WHAT IS BEING ASKED » Repeat the material below exactly, with no pictures.

SOURCE DATA »

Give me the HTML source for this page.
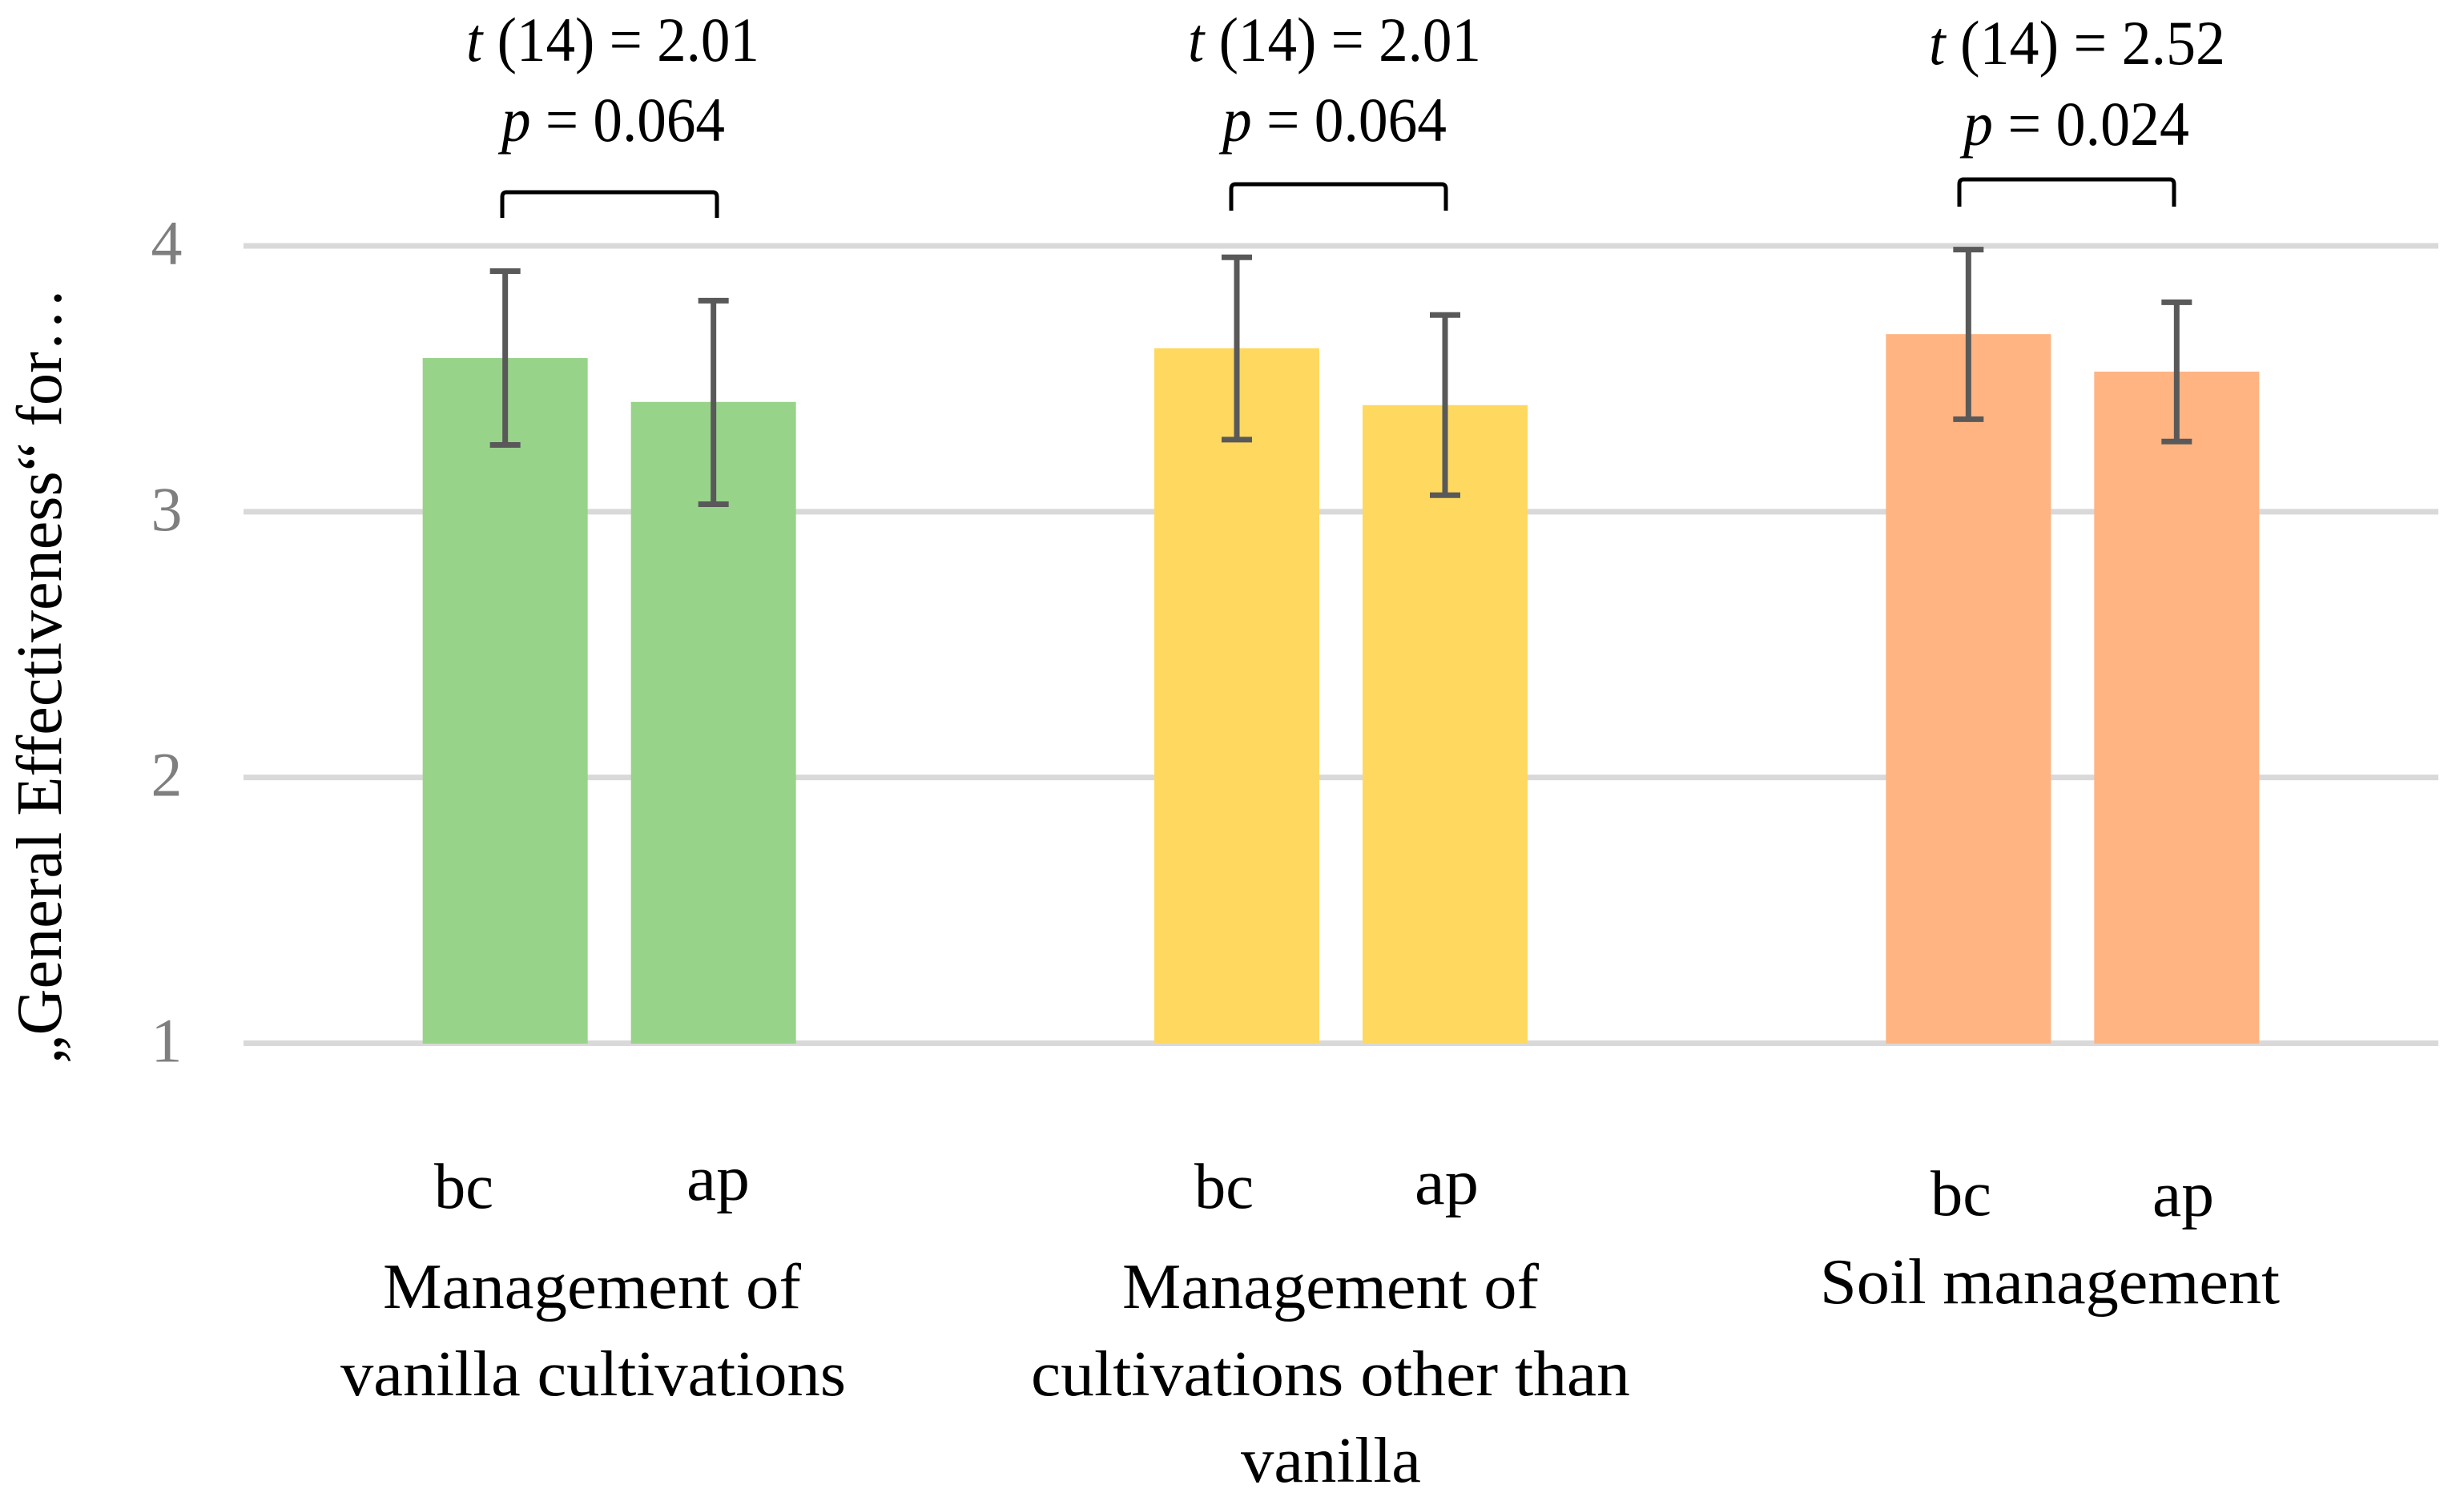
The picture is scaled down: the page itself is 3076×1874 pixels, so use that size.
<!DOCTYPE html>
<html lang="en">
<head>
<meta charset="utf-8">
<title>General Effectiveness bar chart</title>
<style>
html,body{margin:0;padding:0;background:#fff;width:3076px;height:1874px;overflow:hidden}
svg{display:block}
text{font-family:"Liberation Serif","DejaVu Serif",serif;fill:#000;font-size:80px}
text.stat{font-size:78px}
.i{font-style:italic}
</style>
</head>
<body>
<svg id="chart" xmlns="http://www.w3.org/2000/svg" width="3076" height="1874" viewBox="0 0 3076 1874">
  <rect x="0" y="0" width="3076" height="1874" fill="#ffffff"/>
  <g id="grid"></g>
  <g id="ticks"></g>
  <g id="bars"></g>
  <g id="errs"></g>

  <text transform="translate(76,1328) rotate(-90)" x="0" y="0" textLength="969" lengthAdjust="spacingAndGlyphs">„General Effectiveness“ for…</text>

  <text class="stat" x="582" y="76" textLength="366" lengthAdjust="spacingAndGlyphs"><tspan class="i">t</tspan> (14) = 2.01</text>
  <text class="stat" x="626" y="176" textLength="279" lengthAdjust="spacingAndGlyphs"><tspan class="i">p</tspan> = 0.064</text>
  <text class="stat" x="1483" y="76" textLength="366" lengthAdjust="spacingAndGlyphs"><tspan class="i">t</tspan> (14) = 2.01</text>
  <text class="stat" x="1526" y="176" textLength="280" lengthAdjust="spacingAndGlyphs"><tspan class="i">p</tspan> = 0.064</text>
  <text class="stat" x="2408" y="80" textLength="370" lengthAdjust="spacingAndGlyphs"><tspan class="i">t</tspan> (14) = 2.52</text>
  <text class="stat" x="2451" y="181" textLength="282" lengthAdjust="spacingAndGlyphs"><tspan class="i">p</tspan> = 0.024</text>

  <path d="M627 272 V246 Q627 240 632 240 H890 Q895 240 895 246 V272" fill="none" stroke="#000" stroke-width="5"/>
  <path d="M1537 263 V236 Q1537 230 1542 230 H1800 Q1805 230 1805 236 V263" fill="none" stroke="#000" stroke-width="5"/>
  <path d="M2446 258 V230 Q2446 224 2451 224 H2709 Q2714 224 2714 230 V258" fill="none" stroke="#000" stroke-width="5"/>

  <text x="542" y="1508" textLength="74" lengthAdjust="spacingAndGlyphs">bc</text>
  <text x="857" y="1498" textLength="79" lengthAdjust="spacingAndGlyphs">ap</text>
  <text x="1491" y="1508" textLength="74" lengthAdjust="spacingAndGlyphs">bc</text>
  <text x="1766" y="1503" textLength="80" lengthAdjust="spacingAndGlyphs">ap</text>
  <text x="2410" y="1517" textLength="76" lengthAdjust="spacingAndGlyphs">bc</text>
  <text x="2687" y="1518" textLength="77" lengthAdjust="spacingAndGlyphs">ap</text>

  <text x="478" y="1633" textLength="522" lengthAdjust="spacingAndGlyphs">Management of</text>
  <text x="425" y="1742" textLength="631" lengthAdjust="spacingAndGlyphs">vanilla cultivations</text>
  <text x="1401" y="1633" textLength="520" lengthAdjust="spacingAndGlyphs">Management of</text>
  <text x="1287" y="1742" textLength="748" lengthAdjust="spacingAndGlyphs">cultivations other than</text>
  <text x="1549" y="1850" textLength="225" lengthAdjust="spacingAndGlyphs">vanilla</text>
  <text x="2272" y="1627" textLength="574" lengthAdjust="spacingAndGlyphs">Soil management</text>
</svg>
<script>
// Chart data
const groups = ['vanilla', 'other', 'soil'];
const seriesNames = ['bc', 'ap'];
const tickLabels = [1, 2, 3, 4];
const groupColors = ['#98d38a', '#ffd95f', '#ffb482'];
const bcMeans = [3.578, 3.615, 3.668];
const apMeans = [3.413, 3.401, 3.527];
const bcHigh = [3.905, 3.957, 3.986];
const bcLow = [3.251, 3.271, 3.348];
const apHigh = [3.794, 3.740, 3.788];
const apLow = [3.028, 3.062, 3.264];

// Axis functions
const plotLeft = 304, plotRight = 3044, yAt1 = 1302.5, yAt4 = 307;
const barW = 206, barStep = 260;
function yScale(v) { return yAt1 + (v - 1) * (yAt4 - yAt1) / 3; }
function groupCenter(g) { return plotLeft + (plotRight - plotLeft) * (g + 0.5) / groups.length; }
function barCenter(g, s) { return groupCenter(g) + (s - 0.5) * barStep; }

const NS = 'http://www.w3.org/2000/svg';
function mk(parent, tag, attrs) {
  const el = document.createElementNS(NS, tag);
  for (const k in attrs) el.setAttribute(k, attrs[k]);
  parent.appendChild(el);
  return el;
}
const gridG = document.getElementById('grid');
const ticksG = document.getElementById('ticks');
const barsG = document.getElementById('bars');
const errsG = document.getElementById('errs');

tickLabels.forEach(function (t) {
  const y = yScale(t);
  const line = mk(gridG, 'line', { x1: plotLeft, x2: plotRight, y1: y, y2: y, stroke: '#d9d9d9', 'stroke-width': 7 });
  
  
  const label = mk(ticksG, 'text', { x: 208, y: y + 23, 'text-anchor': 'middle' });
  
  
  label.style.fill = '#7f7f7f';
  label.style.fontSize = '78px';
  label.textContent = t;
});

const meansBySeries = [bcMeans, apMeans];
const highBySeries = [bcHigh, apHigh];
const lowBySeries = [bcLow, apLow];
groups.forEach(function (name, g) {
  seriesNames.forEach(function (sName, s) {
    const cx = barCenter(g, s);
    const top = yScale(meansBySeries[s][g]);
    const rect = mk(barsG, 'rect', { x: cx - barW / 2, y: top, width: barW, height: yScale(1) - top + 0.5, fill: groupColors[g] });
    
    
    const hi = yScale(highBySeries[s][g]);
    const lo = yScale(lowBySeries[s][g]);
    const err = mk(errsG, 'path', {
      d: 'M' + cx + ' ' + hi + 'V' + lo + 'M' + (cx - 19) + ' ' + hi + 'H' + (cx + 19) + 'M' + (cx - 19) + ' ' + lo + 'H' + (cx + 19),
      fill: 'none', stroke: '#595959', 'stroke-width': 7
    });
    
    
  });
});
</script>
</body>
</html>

WRITTEN RESPONSE »
Give me the HTML source for this page.
The picture is scaled down: the page itself is 3076×1874 pixels, so use that size.
<!DOCTYPE html>
<html lang="en">
<head>
<meta charset="utf-8">
<title>General Effectiveness bar chart</title>
<style>
html,body{margin:0;padding:0;background:#fff;width:3076px;height:1874px;overflow:hidden}
svg{display:block}
text{font-family:"Liberation Serif","DejaVu Serif",serif;fill:#000;font-size:80px}
text.stat{font-size:78px}
.i{font-style:italic}
</style>
</head>
<body>
<svg id="chart" xmlns="http://www.w3.org/2000/svg" width="3076" height="1874" viewBox="0 0 3076 1874">
  <rect x="0" y="0" width="3076" height="1874" fill="#ffffff"/>
  <g id="grid"></g>
  <g id="ticks"></g>
  <g id="bars"></g>
  <g id="errs"></g>

  <text transform="translate(76,1328) rotate(-90)" x="0" y="0" textLength="969" lengthAdjust="spacingAndGlyphs">„General Effectiveness“ for…</text>

  <text class="stat" x="582" y="76" textLength="366" lengthAdjust="spacingAndGlyphs"><tspan class="i">t</tspan> (14) = 2.01</text>
  <text class="stat" x="626" y="176" textLength="279" lengthAdjust="spacingAndGlyphs"><tspan class="i">p</tspan> = 0.064</text>
  <text class="stat" x="1483" y="76" textLength="366" lengthAdjust="spacingAndGlyphs"><tspan class="i">t</tspan> (14) = 2.01</text>
  <text class="stat" x="1526" y="176" textLength="280" lengthAdjust="spacingAndGlyphs"><tspan class="i">p</tspan> = 0.064</text>
  <text class="stat" x="2408" y="80" textLength="370" lengthAdjust="spacingAndGlyphs"><tspan class="i">t</tspan> (14) = 2.52</text>
  <text class="stat" x="2451" y="181" textLength="282" lengthAdjust="spacingAndGlyphs"><tspan class="i">p</tspan> = 0.024</text>

  <path d="M627 272 V246 Q627 240 632 240 H890 Q895 240 895 246 V272" fill="none" stroke="#000" stroke-width="5"/>
  <path d="M1537 263 V236 Q1537 230 1542 230 H1800 Q1805 230 1805 236 V263" fill="none" stroke="#000" stroke-width="5"/>
  <path d="M2446 258 V230 Q2446 224 2451 224 H2709 Q2714 224 2714 230 V258" fill="none" stroke="#000" stroke-width="5"/>

  <text x="542" y="1508" textLength="74" lengthAdjust="spacingAndGlyphs">bc</text>
  <text x="857" y="1498" textLength="79" lengthAdjust="spacingAndGlyphs">ap</text>
  <text x="1491" y="1508" textLength="74" lengthAdjust="spacingAndGlyphs">bc</text>
  <text x="1766" y="1503" textLength="80" lengthAdjust="spacingAndGlyphs">ap</text>
  <text x="2410" y="1517" textLength="76" lengthAdjust="spacingAndGlyphs">bc</text>
  <text x="2687" y="1518" textLength="77" lengthAdjust="spacingAndGlyphs">ap</text>

  <text x="478" y="1633" textLength="522" lengthAdjust="spacingAndGlyphs">Management of</text>
  <text x="425" y="1742" textLength="631" lengthAdjust="spacingAndGlyphs">vanilla cultivations</text>
  <text x="1401" y="1633" textLength="520" lengthAdjust="spacingAndGlyphs">Management of</text>
  <text x="1287" y="1742" textLength="748" lengthAdjust="spacingAndGlyphs">cultivations other than</text>
  <text x="1549" y="1850" textLength="225" lengthAdjust="spacingAndGlyphs">vanilla</text>
  <text x="2272" y="1627" textLength="574" lengthAdjust="spacingAndGlyphs">Soil management</text>
</svg>
<script>
// Chart data
const groups = ['vanilla', 'other', 'soil'];
const seriesNames = ['bc', 'ap'];
const tickLabels = [1, 2, 3, 4];
const groupColors = ['#98d38a', '#ffd95f', '#ffb482'];
const bcMeans = [3.578, 3.615, 3.668];
const apMeans = [3.413, 3.401, 3.527];
const bcHigh = [3.905, 3.957, 3.986];
const bcLow = [3.251, 3.271, 3.348];
const apHigh = [3.794, 3.740, 3.788];
const apLow = [3.028, 3.062, 3.264];

// Axis functions
const plotLeft = 304, plotRight = 3044, yAt1 = 1302.5, yAt4 = 307;
const barW = 206, barStep = 260;
function yScale(v) { return yAt1 + (v - 1) * (yAt4 - yAt1) / 3; }
function groupCenter(g) { return plotLeft + (plotRight - plotLeft) * (g + 0.5) / groups.length; }
function barCenter(g, s) { return groupCenter(g) + (s - 0.5) * barStep; }

const NS = 'http://www.w3.org/2000/svg';
function mk(parent, tag, attrs) {
  const el = document.createElementNS(NS, tag);
  for (const k in attrs) el.setAttribute(k, attrs[k]);
  parent.appendChild(el);
  return el;
}
const gridG = document.getElementById('grid');
const ticksG = document.getElementById('ticks');
const barsG = document.getElementById('bars');
const errsG = document.getElementById('errs');

tickLabels.forEach(function (t) {
  const y = yScale(t);
  const line = mk(gridG, 'line', { x1: plotLeft, x2: plotRight, y1: y, y2: y, stroke: '#d9d9d9', 'stroke-width': 7 });
  
  
  const label = mk(ticksG, 'text', { x: 208, y: y + 23, 'text-anchor': 'middle' });
  
  
  label.style.fill = '#7f7f7f';
  label.style.fontSize = '78px';
  label.textContent = t;
});

const meansBySeries = [bcMeans, apMeans];
const highBySeries = [bcHigh, apHigh];
const lowBySeries = [bcLow, apLow];
groups.forEach(function (name, g) {
  seriesNames.forEach(function (sName, s) {
    const cx = barCenter(g, s);
    const top = yScale(meansBySeries[s][g]);
    const rect = mk(barsG, 'rect', { x: cx - barW / 2, y: top, width: barW, height: yScale(1) - top + 0.5, fill: groupColors[g] });
    
    
    const hi = yScale(highBySeries[s][g]);
    const lo = yScale(lowBySeries[s][g]);
    const err = mk(errsG, 'path', {
      d: 'M' + cx + ' ' + hi + 'V' + lo + 'M' + (cx - 19) + ' ' + hi + 'H' + (cx + 19) + 'M' + (cx - 19) + ' ' + lo + 'H' + (cx + 19),
      fill: 'none', stroke: '#595959', 'stroke-width': 7
    });
    
    
  });
});
</script>
</body>
</html>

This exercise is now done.